George Bernard Shaw often described composers as either creating a trend, developing it or perfecting it. Haydn and Beethoven were creators, Mozart a perfector, in his thinking. We can in some ways apply this observation to French violin making, its traditions tossed on their ear by Panormo, then developed into something new in the hands of Bassot, Renaudin and Pique. In this scenario, however, we have the anomaly of a maker who both perfected the tradition while simultaneously creating a new one: Nicolas Lupot.
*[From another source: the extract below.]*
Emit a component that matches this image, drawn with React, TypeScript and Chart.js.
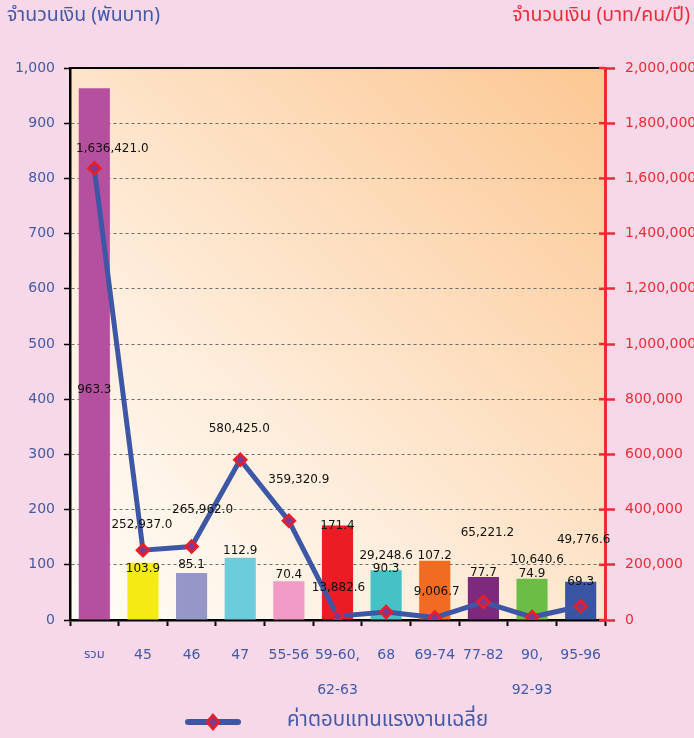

Lupot was not the first French maker to copy Stradivari. The Strad model had been brought to Paris by Vincenzo Panormo, while musicians and instrument makers were inspired by the arrival of G.B. Viotti and his exquisite 1708 Stradivari in the early 1780s. And well before Lupot’s arrival in Paris in 1794, Stradivari models had been made by, among others, François Fent, Joseph Bassot, Leopold Renaudin and François Louis Pique. Indeed, before his arrival in Paris and exposure to Stradivari instruments, Lupot’s work had a far more provincial and naïve character, charming but backward. Nor was he the finest craftsman of his generation – many of those here named were very much his equal in workmanship and technique.
What these other makers lacked was Lupot’s keen understanding of the nature of Stradivari’s concept, combined with a strong personal style and character and a breathtakingly beautiful varnish. Far from being slavish copies, mimicking the appearance of authentic Stradivaris, as would become the standard later in the 19th century, Lupot’s instruments are full of the master’s inspiration but also recognizably new and individual. Makers before Lupot rarely copied Stradivari; few after him did not. But no other French maker so successfully achieves such a harmonious balance between these competing impulses, which is why we readily acknowledge Lupot as the supreme exponent of French violin making.
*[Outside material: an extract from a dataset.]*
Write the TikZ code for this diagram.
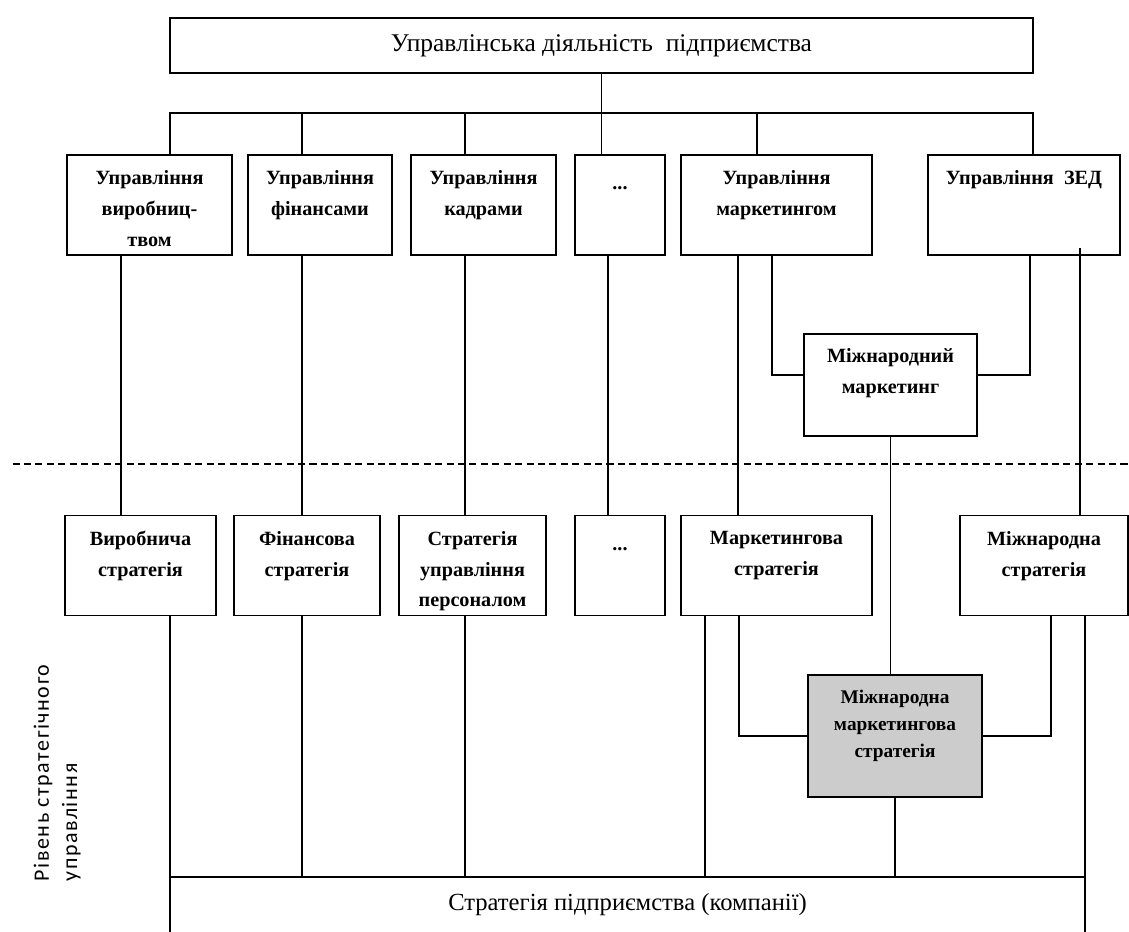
\documentclass[tikz,border=0pt]{standalone}
\usepackage{fontspec}
\setmainfont{Liberation Serif}
\newfontfamily\calibri[LetterSpace=7]{Carlito}

\begin{document}
\begin{tikzpicture}[
    line width=0.9pt,
    box/.style={draw, line width=1pt, inner sep=0pt},
    boxtext/.style={align=center, anchor=north, inner sep=0pt, font=\bfseries\fontsize{11.5}{17.5}\selectfont},
    bigtext/.style={align=center, inner sep=0pt, font=\fontsize{14.5}{17}\selectfont},
    level line/.style={dash pattern=on 4pt off 2.5pt, line width=0.8pt}
]
    % Set box dimensions
    \pgfmathsetmacro{\rowheight}{2.0}
    \useasboundingbox (0,0) rectangle (22.58,-18.62);

    % Top box
    \node[box, minimum width=17.26cm, minimum height=1.10cm] at (12.03,-0.91) (top) {};
    \node[bigtext] at (top.center) (toptext) {Управлінська діяльність~~підприємства};
    \coordinate (bus) at (12.03,-2.26);

    % First row: management functions
    \node[box, minimum width=3.30cm, minimum height=\rowheight cm] at (2.99,-4.10) (a1) {};
    \node[box, minimum width=2.88cm, minimum height=\rowheight cm] at (6.40,-4.10) (a2) {};
    \node[box, minimum width=2.90cm, minimum height=\rowheight cm] at (9.67,-4.10) (a3) {};
    \node[box, minimum width=1.80cm, minimum height=\rowheight cm] at (12.40,-4.10) (a4) {};
    \node[box, minimum width=3.82cm, minimum height=\rowheight cm] at (15.53,-4.10) (a5) {};
    \node[box, minimum width=3.84cm, minimum height=\rowheight cm] at (20.48,-4.10) (a6) {};

    \node[boxtext] at ([yshift=-0.32cm]a1.north) (a1text) {Управління\\виробниц-\\твом};
    \node[boxtext] at ([yshift=-0.32cm]a2.north) (a2text) {Управління\\фінансами};
    \node[boxtext] at ([yshift=-0.32cm]a3.north) (a3text) {Управління\\кадрами};
    \node[boxtext] at ([yshift=-0.64cm]a4.north) (a4text) {...};
    \node[boxtext] at ([yshift=-0.32cm]a5.north) (a5text) {Управління\\маркетингом};
    \node[boxtext] at ([yshift=-0.32cm]a6.north) (a6text) {Управління~~ЗЕД};

    % International marketing
    \node[box, minimum width=3.46cm, minimum height=2.04cm] at (17.81,-7.70) (mm) {};
    \node[boxtext] at ([yshift=-0.30cm]mm.north) (mmtext) {Міжнародний\\маркетинг};

    % Second row: strategies
    \node[box, minimum width=3.02cm, minimum height=\rowheight cm] at (2.81,-11.31) (b1) {};
    \node[box, minimum width=2.92cm, minimum height=\rowheight cm] at (6.14,-11.31) (b2) {};
    \node[box, minimum width=2.94cm, minimum height=\rowheight cm] at (9.45,-11.31) (b3) {};
    \node[box, minimum width=1.80cm, minimum height=\rowheight cm] at (12.40,-11.31) (b4) {};
    \node[box, minimum width=3.82cm, minimum height=\rowheight cm] at (15.53,-11.31) (b5) {};
    \node[box, minimum width=3.36cm, minimum height=\rowheight cm] at (20.88,-11.31) (b6) {};

    \node[boxtext] at ([yshift=-0.32cm]b1.north) (b1text) {Виробнича\\стратегія};
    \node[boxtext] at ([yshift=-0.32cm]b2.north) (b2text) {Фінансова\\стратегія};
    \node[boxtext] at ([yshift=-0.32cm]b3.north) (b3text) {Стратегія\\управління\\персоналом};
    \node[boxtext] at ([yshift=-0.64cm]b4.north) (b4text) {...};
    \node[boxtext] at ([yshift=-0.32cm]b5.north) (b5text) {Маркетингова\\стратегія};
    \node[boxtext] at ([yshift=-0.32cm]b6.north) (b6text) {Міжнародна\\стратегія};

    % International marketing strategy
    \node[box, fill=black!20, minimum width=3.48cm, minimum height=2.44cm] at (17.90,-14.72) (imms) {};
    \node[boxtext, font=\bfseries\fontsize{11}{15.5}\selectfont] at ([yshift=-0.30cm]imms.north) (immstext) {Міжнародна\\маркетингова\\стратегія};

    % Company strategy (open at the bottom)
    \coordinate (barL) at (3.40,-17.54);
    \coordinate (barR) at (21.70,-17.54);
    \node[bigtext, font=\fontsize{14}{17}\selectfont] at (12.55,-18.10) (firm) {Стратегія підприємства (компанії)};

    % Level label
    \node[rotate=90, anchor=north west, align=left, inner sep=0pt, font=\calibri\fontsize{12.5}{16}\selectfont] at (0.66,-17.64) (lvl) {Рівень стратегічного\\управління};

    % Connectors from the top box
    \draw (top.south) -- (top.south |- a4.north);
    \draw (top.south west |- bus) -- (top.south east |- bus);
    \foreach \x/\n in {3.40/a1, 6.04/a2, 9.30/a3, 15.14/a5, 20.66/a6}
        \draw (bus -| \x,0) -- (\n.north -| \x,0);

    % Connectors between the rows
    \foreach \x/\p/\q in {2.42/a1/b1, 6.04/a2/b2, 9.30/a3/b3, 12.16/a4/b4, 14.76/a5/b5}
        \draw (\p.south -| \x,0) -- (\q.north -| \x,0);
    \draw ([yshift=0.16cm]a6.south -| 21.60,0) -- (b6.north -| 21.60,0);
    \draw (a5.south -| 15.44,0) |- ([yshift=0.20cm]mm.west);
    \draw (a6.south -| 20.60,0) |- ([yshift=0.20cm]mm.east);
    \draw (mm.south) -- (imms.north -| mm.south);

    % Level of strategic management
    \draw[level line] (0.25,-9.28) -- (22.58,-9.28);

    % Connectors to the strategies
    \draw (b5.south -| 14.78,0) |- (imms.west);
    \draw (b6.south -| 21.02,0) |- (imms.east);
    \foreach \x/\n in {6.04/b2, 9.30/b3, 14.10/b5}
        \draw (\n.south -| \x,0) -- (barL -| \x,0);
    \draw (imms.south) -- (imms.south |- barL);
    \draw (b1.south -| barL) -- (barL |- 0,-18.9);
    \draw (b6.south -| barR) -- (barR |- 0,-18.9);
    \draw (barL) -- (barR);
\end{tikzpicture}
\end{document}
This spectacular example from 1799, covered with a rich transparent red-orange varnish that seemingly amplifies in the light, shows why Lupot has gained such an enthusiastic following. A case can easily be made that he was observing fine golden-period Stradivaris arriving from Italy in mostly minimally used condition. His full, broad edging and corners draw strongly from this influence but with his own personal touch, a somewhat overdone ‘bee-sting’. French makers had generally chosen maple for their purfling, but Lupot recognized that this was not what Stradivari used, so he found something to emulate his vibrant whites and intense blacks: slab cut maple for the whites and ebony for the blacks. The arching generally stays true to the original but is, if anything, flatter and less hollowed in the margins. The corner joints, rather than being chamfered, are trimmed and filed to slightly rounded points.
The scroll shows yet another moment of self-expression. It follows Stradivari, but not too closely: the chamfers are more delicate, the proportions between volutes and peg box are different, the peg box more curved, with a higher belly, the volutes smaller in proportion, and the back fairly narrow and straight, without the gradual taper or compassed tail of Stradivari’s peg boxes. The deep central scribe and compass points along it seem evidence of a desire to at least start with a copy.
On the top we find f-holes with a decided vertical stance, more so than on most Strads, and with broader, more horizontally cut wings. This style would be mimicked with increasing crispness by Lupot’s pupil and son-in-law, Charles Francois Gand, as well as by his other important pupil, Auguste Sebastien Philippe Bernardel, and stayed in the family, becoming characteristic of the Gands’ and the Bernardels’ work through both independent practice and merger, and hardly changing at all between this time and Gustave Bernardel’s retirement a century later.
Over the years, Lupots have proven a very good substitute for the ever-more costly Stradivaris, and quite a few have inhabited the cases of soloists, chamber musicians and orchestra musicians. The Curtis Institute recognized their potential and acquired at least six of them over the years. This violin was one of them, and it still retains its Curtis stamp on the lower rib. Acquired from England in 1935 by Curtis professor Louis Bailly, it was used by some of the best violin students of that period, including the late Paul Shure. It was sold in 1945, as part of the general sell-off of the Curtis collection.
This violin was sold by Tarisio in June 2011.